── DATA EXTRACT ──

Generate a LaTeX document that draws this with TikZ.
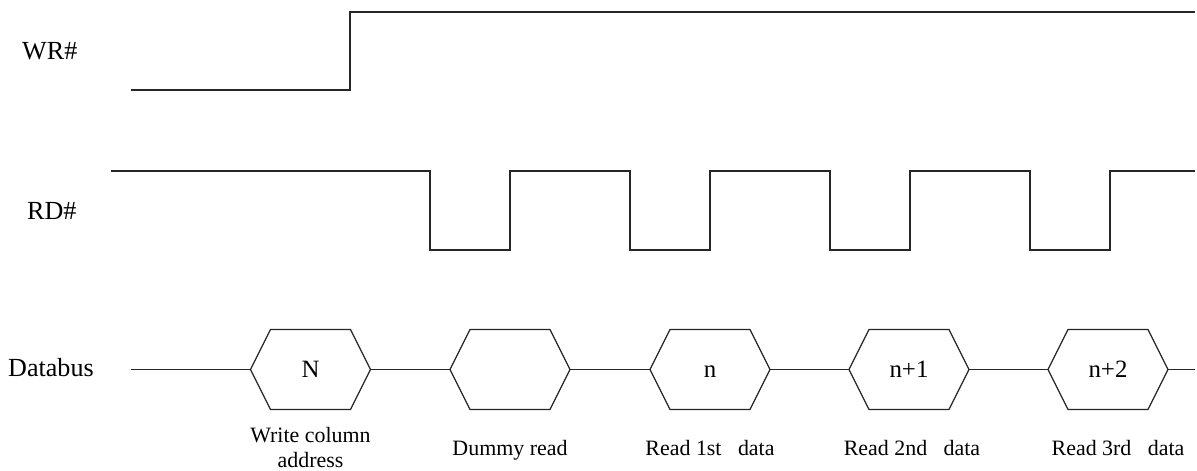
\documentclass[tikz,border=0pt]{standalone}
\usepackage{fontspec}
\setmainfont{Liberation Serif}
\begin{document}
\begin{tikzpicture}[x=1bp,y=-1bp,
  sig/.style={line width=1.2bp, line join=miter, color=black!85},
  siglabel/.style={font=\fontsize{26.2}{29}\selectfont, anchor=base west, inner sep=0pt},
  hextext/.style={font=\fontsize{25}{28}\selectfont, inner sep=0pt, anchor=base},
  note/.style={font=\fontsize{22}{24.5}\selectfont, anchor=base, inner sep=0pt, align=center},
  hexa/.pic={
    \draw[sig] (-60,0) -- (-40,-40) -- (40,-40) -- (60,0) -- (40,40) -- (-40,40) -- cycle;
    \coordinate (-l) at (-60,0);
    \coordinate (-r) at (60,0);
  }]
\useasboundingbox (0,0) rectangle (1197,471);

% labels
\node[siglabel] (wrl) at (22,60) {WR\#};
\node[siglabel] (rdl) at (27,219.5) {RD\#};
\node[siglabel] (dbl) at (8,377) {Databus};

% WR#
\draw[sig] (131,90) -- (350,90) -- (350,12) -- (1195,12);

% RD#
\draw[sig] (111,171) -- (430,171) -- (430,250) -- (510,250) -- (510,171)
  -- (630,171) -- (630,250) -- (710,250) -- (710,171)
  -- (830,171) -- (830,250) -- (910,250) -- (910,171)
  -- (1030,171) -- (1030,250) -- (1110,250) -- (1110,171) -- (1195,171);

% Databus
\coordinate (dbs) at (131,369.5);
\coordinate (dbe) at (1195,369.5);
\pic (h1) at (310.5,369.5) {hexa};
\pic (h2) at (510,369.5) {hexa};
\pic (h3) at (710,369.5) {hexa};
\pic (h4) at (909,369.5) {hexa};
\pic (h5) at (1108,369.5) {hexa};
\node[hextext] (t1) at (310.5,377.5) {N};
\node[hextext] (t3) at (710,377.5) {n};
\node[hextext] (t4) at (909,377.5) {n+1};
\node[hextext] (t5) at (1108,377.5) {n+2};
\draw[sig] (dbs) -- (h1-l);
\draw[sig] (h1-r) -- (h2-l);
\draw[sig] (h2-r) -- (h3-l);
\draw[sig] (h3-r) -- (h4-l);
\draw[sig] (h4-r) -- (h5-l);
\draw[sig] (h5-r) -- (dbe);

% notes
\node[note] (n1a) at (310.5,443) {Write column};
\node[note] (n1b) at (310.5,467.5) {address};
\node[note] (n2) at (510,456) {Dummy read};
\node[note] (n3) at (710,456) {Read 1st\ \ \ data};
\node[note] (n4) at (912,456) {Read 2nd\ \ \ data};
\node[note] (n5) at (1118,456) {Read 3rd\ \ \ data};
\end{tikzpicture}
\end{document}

───

* GIVEN INSTRUCTION *
Leaving the pictures aside, transcribe the entire listing exactly.

* RESPONSE *
Generate a LaTeX document that draws this with TikZ.
\documentclass[tikz,border=0pt]{standalone}
\usepackage{fontspec}
\setmainfont{Liberation Serif}
\begin{document}
\begin{tikzpicture}[x=1bp,y=-1bp,
  sig/.style={line width=1.2bp, line join=miter, color=black!85},
  siglabel/.style={font=\fontsize{26.2}{29}\selectfont, anchor=base west, inner sep=0pt},
  hextext/.style={font=\fontsize{25}{28}\selectfont, inner sep=0pt, anchor=base},
  note/.style={font=\fontsize{22}{24.5}\selectfont, anchor=base, inner sep=0pt, align=center},
  hexa/.pic={
    \draw[sig] (-60,0) -- (-40,-40) -- (40,-40) -- (60,0) -- (40,40) -- (-40,40) -- cycle;
    \coordinate (-l) at (-60,0);
    \coordinate (-r) at (60,0);
  }]
\useasboundingbox (0,0) rectangle (1197,471);

% labels
\node[siglabel] (wrl) at (22,60) {WR\#};
\node[siglabel] (rdl) at (27,219.5) {RD\#};
\node[siglabel] (dbl) at (8,377) {Databus};

% WR#
\draw[sig] (131,90) -- (350,90) -- (350,12) -- (1195,12);

% RD#
\draw[sig] (111,171) -- (430,171) -- (430,250) -- (510,250) -- (510,171)
  -- (630,171) -- (630,250) -- (710,250) -- (710,171)
  -- (830,171) -- (830,250) -- (910,250) -- (910,171)
  -- (1030,171) -- (1030,250) -- (1110,250) -- (1110,171) -- (1195,171);

% Databus
\coordinate (dbs) at (131,369.5);
\coordinate (dbe) at (1195,369.5);
\pic (h1) at (310.5,369.5) {hexa};
\pic (h2) at (510,369.5) {hexa};
\pic (h3) at (710,369.5) {hexa};
\pic (h4) at (909,369.5) {hexa};
\pic (h5) at (1108,369.5) {hexa};
\node[hextext] (t1) at (310.5,377.5) {N};
\node[hextext] (t3) at (710,377.5) {n};
\node[hextext] (t4) at (909,377.5) {n+1};
\node[hextext] (t5) at (1108,377.5) {n+2};
\draw[sig] (dbs) -- (h1-l);
\draw[sig] (h1-r) -- (h2-l);
\draw[sig] (h2-r) -- (h3-l);
\draw[sig] (h3-r) -- (h4-l);
\draw[sig] (h4-r) -- (h5-l);
\draw[sig] (h5-r) -- (dbe);

% notes
\node[note] (n1a) at (310.5,443) {Write column};
\node[note] (n1b) at (310.5,467.5) {address};
\node[note] (n2) at (510,456) {Dummy read};
\node[note] (n3) at (710,456) {Read 1st\ \ \ data};
\node[note] (n4) at (912,456) {Read 2nd\ \ \ data};
\node[note] (n5) at (1118,456) {Read 3rd\ \ \ data};
\end{tikzpicture}
\end{document}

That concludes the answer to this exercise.